Les patients reconnaissent-ils avoir fumé de la cigarette ?
Nous avons 20 à 25% qui ont fumé. Fumer donne le cancer du rein, du pancréas, le cancer orl, etc. 30% des cancers sont liés au tabac; 20% sont liés à l’alimentation. Si on soustrait l’alcool, le tabac de ses habitudes et qu’on a une alimentation équilibrée, on réduit les risques de cancer de 50%.
Et qu’en est-il du thé qui est de plus en plus présent dans les habitudes alimentaires?
Le thé et le café n’ont pas de problème particulier. Mais il ne faut pas non plus en abuser. Le thé vert est préconisé par les cancérologues aujourd’hui. Les scientifiques ont prouvé qu’il améliore la santé et réduit le risque de certains cancers mais il ne remplace pas l’effet des fruits et légumes comme le corossol ou la papaye. Tous les légumes sont également importants. L’assiette de l’Ivoirien doit comporter au moins des légumes et des fruits une fois par jour.

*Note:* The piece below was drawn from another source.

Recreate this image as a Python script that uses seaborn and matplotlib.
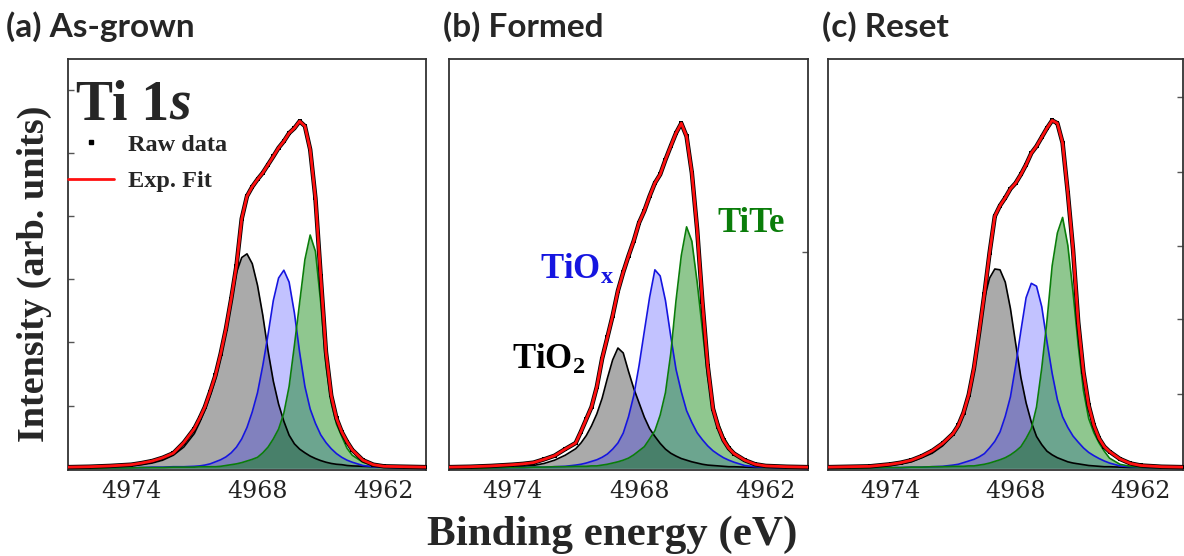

Et qu’est-ce qui est prévu pour l’amélioration de la chimiothérapie ?
La chirurgie, la chimiothérapie et la radiothérapie sont des traitements spécifiques du cancer. Les gens vont en Europe parce que les structures ne sont pas encore complètes. Les ressources humaines existent. Nous avons une douzaine de médecins qui manipulent la chirurgie. Nous avons quatre médecins diplômés en cancérologie médicale qui coordonnent la chimiothérapie. Mais nous n’avons pas de radiothérapie en Côte d’Ivoire ; or le traitement nécessite souvent la combinaison des deux méthodes. C’est ce qu’on appelle la radio-chimiothérapie concomitante dans le cas du cancer du col de l’utérus qui est avancé et du cancer du rectum. Nous sommes donc obligés d’évacuer les malades qui en ont les moyens. Car la chimiothérapie que nous faisons à ces malades n’est que provisoire. C’est cela le drame des patientes du cancer du col de l’utérus.
Est-ce que la radiothérapie sera un jour une réalité ?
Nous avons espoir que dans les trois années qui viennent, on aura un centre de radiothérapie et que nous pourrons traiter tous nos malades.